Robert Lewandowski will be like Sigismund, flexing his considerable muscle in the early stages but ultimately not having the resources for a sustained fight. Expect Poland to reach the Round of 16 but not much further, taking home nothing of significance.
Invasion Of 1709
A century after Poland invaded Russia it was Sweden’s turn to attack. Under Charles XII — the Zlatan Ibrahimovic of the 18th century — Sweden was the preeminent power in Europe. Charles was a brilliant military leader, a brave leader who actually led his troops at the front of the line.
Despite being greatly outmanned, Sweden pulled off a number of impressive victories to start the Great Northern War. However, invading Russia proved difficult. Peter I (later Peter the Great) utilized a scorched earth campaign on his own land and refused to engage Charles in combat.
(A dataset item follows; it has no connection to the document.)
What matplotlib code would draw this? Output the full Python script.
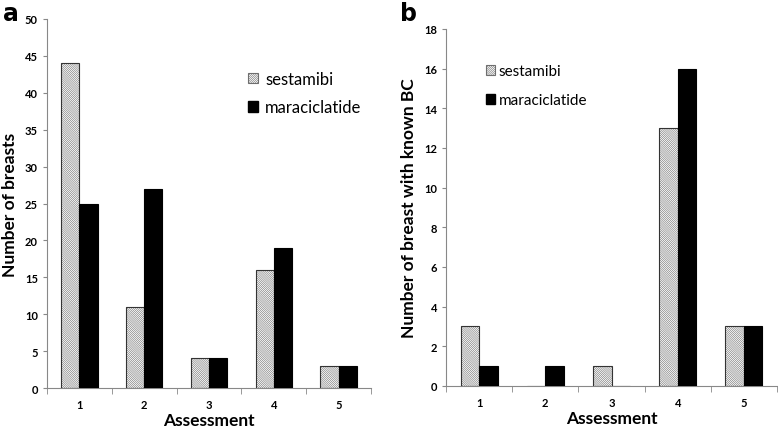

Ultimately, a bitterly cold winter in 1709 led to Russia finally defeating Charles, essentially ending Sweden’s invasion.
Invasion Of 2018
Sweden has four top-four finishes at the World Cup, three of which came in the first six tournaments. However, outside of an aberrant third-place finish in 1994, Sweden hasn’t had a knockout-round victory since 1958.
Just like Sweden used to be a powerhouse in Europe, that is no longer the case. The Blågult may be able to reach the Round of 16 in a tough Group F that includes Germany, Mexico and South Korea, but don’t expect them to get very far in Russia, just like Charles learned more than 300 years ago.
Invasion Of 1812
Another 100 years later from Sweden’s invasion Napoleon led France across Europe. France had the largest army the world had ever seen to that point and Napoleon hoped to take his troops head-to-head into battle against the Russians. However, just like Peter I before him, Tsar Alexander I kept his army in retreat and burned down his own villages to keep the French from resupplying.
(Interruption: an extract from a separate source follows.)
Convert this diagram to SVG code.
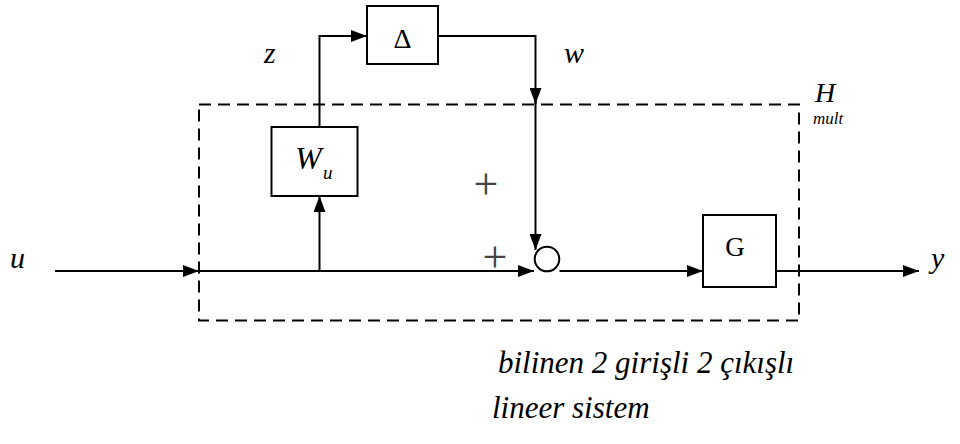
<svg xmlns="http://www.w3.org/2000/svg" width="960" height="444" viewBox="0 0 960 444">
<defs>
<marker id="ah" markerWidth="16" markerHeight="12" refX="16" refY="6" orient="auto" markerUnits="userSpaceOnUse">
<path d="M0,0 L16,6 L0,12 Z" fill="#000"/>
</marker>
<style>
.blk{fill:#fff;stroke:#000;stroke-width:2}
.ln{fill:none;stroke:#000;stroke-width:2}
text{font-family:'Liberation Serif','DejaVu Serif',serif;fill:#000}
.i{font-style:italic}
.pl{fill:#444}
</style>
</defs>
<rect width="960" height="444" fill="#fff"/>
<g id="boundary">
<rect x="199" y="104.5" width="600" height="216" fill="none" stroke="#000" stroke-width="2" stroke-dasharray="12,7"/>
<text class="i" x="815" y="102" style="font-size:28px">H</text>
<text class="i" x="813" y="124" style="font-size:17px">mult</text>
</g>
<g id="connectors">
<path class="ln" d="M55,271 H199" marker-end="url(#ah)"/>
<path class="ln" d="M199,271 H534" marker-end="url(#ah)"/>
<path class="ln" d="M319.5,271 V196" marker-end="url(#ah)"/>
<path class="ln" d="M319.5,127 V36 H367" marker-end="url(#ah)"/>
<path class="ln" d="M438,36 H535.5 V104" marker-end="url(#ah)"/>
<path class="ln" d="M535.5,100 V250" marker-end="url(#ah)"/>
<path class="ln" d="M559.5,271 H703" marker-end="url(#ah)"/>
<path class="ln" d="M776,271 H919" marker-end="url(#ah)"/>
</g>
<g id="delta">
<rect class="blk" x="367" y="6" width="71" height="58"/>
<text x="402.5" y="48" style="font-size:28px" text-anchor="middle">Δ</text>
</g>
<g id="wu">
<rect class="blk" x="271.5" y="127" width="86" height="69"/>
<text class="i" x="295" y="169" style="font-size:32px">W</text>
<text class="i" x="323" y="179" style="font-size:19px">u</text>
</g>
<g id="sum">
<circle cx="547" cy="259" r="12.3" class="blk"/>
<text class="pl" x="486" y="199" style="font-size:44px;font-weight:300" text-anchor="middle">+</text>
<text class="pl" x="495" y="272" style="font-size:44px;font-weight:300" text-anchor="middle">+</text>
</g>
<g id="g">
<rect class="blk" x="703" y="215" width="73" height="72"/>
<text x="735" y="256" style="font-size:27px" text-anchor="middle">G</text>
</g>
<g id="labels">
<text class="i" x="264" y="63" style="font-size:30px">z</text>
<text class="i" x="564" y="63" style="font-size:30px">w</text>
<text class="i" x="10" y="268" style="font-size:30px">u</text>
<text class="i" x="931" y="268" style="font-size:30px">y</text>
<text class="i" x="498" y="373" style="font-size:31px">bilinen 2 girişli 2 çıkışlı</text>
<text class="i" x="492" y="418" style="font-size:31px">lineer sistem</text>
</g>
</svg>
Russia even left Moscow for Napoleon to take, but never allowed the French army a decisive victory. Eventually, another cold Russian winter proved too costly for Napoleon’s men and the invasion failed.
Invasion Of 2018
Didier Deschamps is no Napoleon, but he has a Napoleonic-sized army at his disposal, with the France squad worth more money than any other competing nation. Whether defending or attacking, Les Bleus are loaded and ready to fire away in Russia.
Can France succeed in 2018 where it failed in 1812? The World Cup won’t be in winter, so eventually someone will have to stand up to the French forces. Chances are high Les Bleus will be celebrating in Moscow on July 15, unless they’re beat out by the following country.
Invasion Of 1941
World War II involved nearly every major power in the world in the 1940s, but it was Germany that attempted to invade the Soviet Union despite a non-aggression pact signed in 1939. The Germans (and their Axis allies) had an unprecedented four million people in their invasion force.
After early victories, particularly in modern-day Ukraine, the attack stalled in Moscow and Stalingrad, again in part due to a particularly cold winter. The Soviets then pushed Nazi forces back and eventually beat their allies to Berlin to end the war in Europe.
(Note: The atrocities committed by the Nazis — and to an extent the Soviets — during this time period should not be overlooked, but we’re just taking a brief account of these failed invasions of Russia.)
Invasion Of 2018
Like in 1941, Germany has perhaps the largest assembly of talent the world has ever seen — the B squad won the Confederations Cup in 2017 with relative ease. Few in the world can match the tactically sound, technically adept and well-supplied Germans in 2018.
Germany is likely to cruise through Group F like it rolled through Ukraine early in its Russian invasion and is a favorite to reach the final in Moscow. Whether or not the Germans can sustain their assault in Moscow will be decided in July, which, fortunately for fans of Die Mannschaft, isn’t the winter.